# PROBLEM DESCRIPTION
Take the material below and retype it in full; pictures are left out.

======== SUPPLIED DATA

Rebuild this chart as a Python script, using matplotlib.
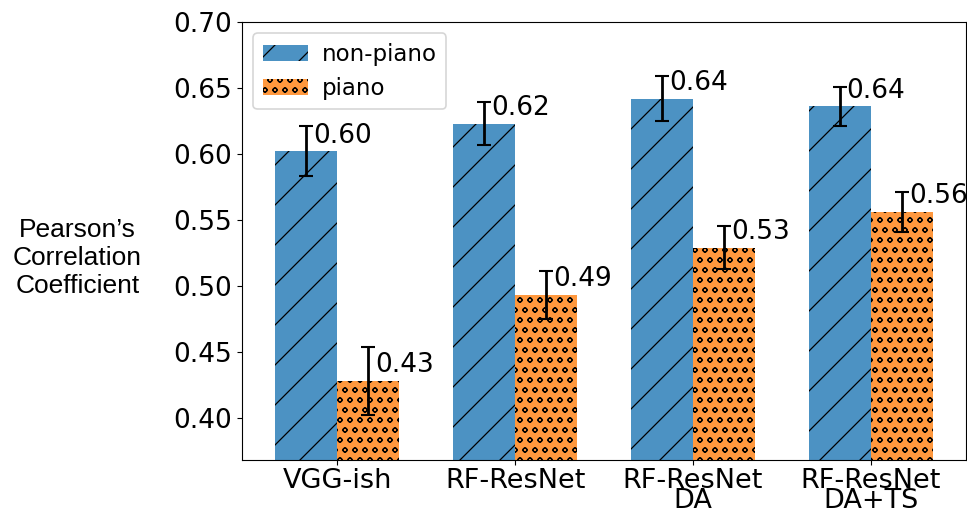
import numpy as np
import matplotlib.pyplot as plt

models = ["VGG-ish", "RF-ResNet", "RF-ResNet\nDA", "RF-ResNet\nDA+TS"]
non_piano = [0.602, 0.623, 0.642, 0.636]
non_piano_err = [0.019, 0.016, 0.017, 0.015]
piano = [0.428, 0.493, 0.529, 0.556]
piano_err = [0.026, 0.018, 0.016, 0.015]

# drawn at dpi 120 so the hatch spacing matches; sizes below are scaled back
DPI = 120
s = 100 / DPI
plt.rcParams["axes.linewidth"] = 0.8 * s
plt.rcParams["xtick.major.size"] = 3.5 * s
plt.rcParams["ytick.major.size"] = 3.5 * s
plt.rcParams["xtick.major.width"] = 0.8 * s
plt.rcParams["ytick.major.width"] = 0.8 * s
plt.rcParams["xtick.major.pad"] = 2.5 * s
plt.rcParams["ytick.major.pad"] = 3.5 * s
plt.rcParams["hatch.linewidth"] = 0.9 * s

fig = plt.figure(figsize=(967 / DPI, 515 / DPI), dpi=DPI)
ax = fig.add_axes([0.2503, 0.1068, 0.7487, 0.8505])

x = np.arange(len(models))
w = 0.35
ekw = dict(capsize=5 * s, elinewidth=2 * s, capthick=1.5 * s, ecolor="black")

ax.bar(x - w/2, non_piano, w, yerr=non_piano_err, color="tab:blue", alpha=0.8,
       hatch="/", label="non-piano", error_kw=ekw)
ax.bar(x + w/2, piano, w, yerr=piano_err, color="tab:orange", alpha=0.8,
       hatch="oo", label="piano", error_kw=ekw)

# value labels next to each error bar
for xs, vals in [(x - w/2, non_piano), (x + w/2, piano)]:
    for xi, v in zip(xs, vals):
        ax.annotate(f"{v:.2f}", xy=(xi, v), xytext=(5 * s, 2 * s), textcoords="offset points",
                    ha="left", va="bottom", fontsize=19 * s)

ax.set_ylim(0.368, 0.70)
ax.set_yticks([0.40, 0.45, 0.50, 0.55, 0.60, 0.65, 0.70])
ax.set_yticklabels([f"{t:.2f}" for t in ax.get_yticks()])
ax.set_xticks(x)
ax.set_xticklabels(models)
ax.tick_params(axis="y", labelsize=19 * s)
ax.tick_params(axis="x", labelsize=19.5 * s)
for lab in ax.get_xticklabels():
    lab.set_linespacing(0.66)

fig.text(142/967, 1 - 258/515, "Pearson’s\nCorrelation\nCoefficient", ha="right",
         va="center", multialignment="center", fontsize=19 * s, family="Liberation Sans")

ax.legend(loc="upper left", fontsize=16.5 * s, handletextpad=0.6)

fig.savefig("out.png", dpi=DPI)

================

# FULL ANSWER
Rebuild this chart as a Python script, using matplotlib.
import numpy as np
import matplotlib.pyplot as plt

models = ["VGG-ish", "RF-ResNet", "RF-ResNet\nDA", "RF-ResNet\nDA+TS"]
non_piano = [0.602, 0.623, 0.642, 0.636]
non_piano_err = [0.019, 0.016, 0.017, 0.015]
piano = [0.428, 0.493, 0.529, 0.556]
piano_err = [0.026, 0.018, 0.016, 0.015]

# drawn at dpi 120 so the hatch spacing matches; sizes below are scaled back
DPI = 120
s = 100 / DPI
plt.rcParams["axes.linewidth"] = 0.8 * s
plt.rcParams["xtick.major.size"] = 3.5 * s
plt.rcParams["ytick.major.size"] = 3.5 * s
plt.rcParams["xtick.major.width"] = 0.8 * s
plt.rcParams["ytick.major.width"] = 0.8 * s
plt.rcParams["xtick.major.pad"] = 2.5 * s
plt.rcParams["ytick.major.pad"] = 3.5 * s
plt.rcParams["hatch.linewidth"] = 0.9 * s

fig = plt.figure(figsize=(967 / DPI, 515 / DPI), dpi=DPI)
ax = fig.add_axes([0.2503, 0.1068, 0.7487, 0.8505])

x = np.arange(len(models))
w = 0.35
ekw = dict(capsize=5 * s, elinewidth=2 * s, capthick=1.5 * s, ecolor="black")

ax.bar(x - w/2, non_piano, w, yerr=non_piano_err, color="tab:blue", alpha=0.8,
       hatch="/", label="non-piano", error_kw=ekw)
ax.bar(x + w/2, piano, w, yerr=piano_err, color="tab:orange", alpha=0.8,
       hatch="oo", label="piano", error_kw=ekw)

# value labels next to each error bar
for xs, vals in [(x - w/2, non_piano), (x + w/2, piano)]:
    for xi, v in zip(xs, vals):
        ax.annotate(f"{v:.2f}", xy=(xi, v), xytext=(5 * s, 2 * s), textcoords="offset points",
                    ha="left", va="bottom", fontsize=19 * s)

ax.set_ylim(0.368, 0.70)
ax.set_yticks([0.40, 0.45, 0.50, 0.55, 0.60, 0.65, 0.70])
ax.set_yticklabels([f"{t:.2f}" for t in ax.get_yticks()])
ax.set_xticks(x)
ax.set_xticklabels(models)
ax.tick_params(axis="y", labelsize=19 * s)
ax.tick_params(axis="x", labelsize=19.5 * s)
for lab in ax.get_xticklabels():
    lab.set_linespacing(0.66)

fig.text(142/967, 1 - 258/515, "Pearson’s\nCorrelation\nCoefficient", ha="right",
         va="center", multialignment="center", fontsize=19 * s, family="Liberation Sans")

ax.legend(loc="upper left", fontsize=16.5 * s, handletextpad=0.6)

fig.savefig("out.png", dpi=DPI)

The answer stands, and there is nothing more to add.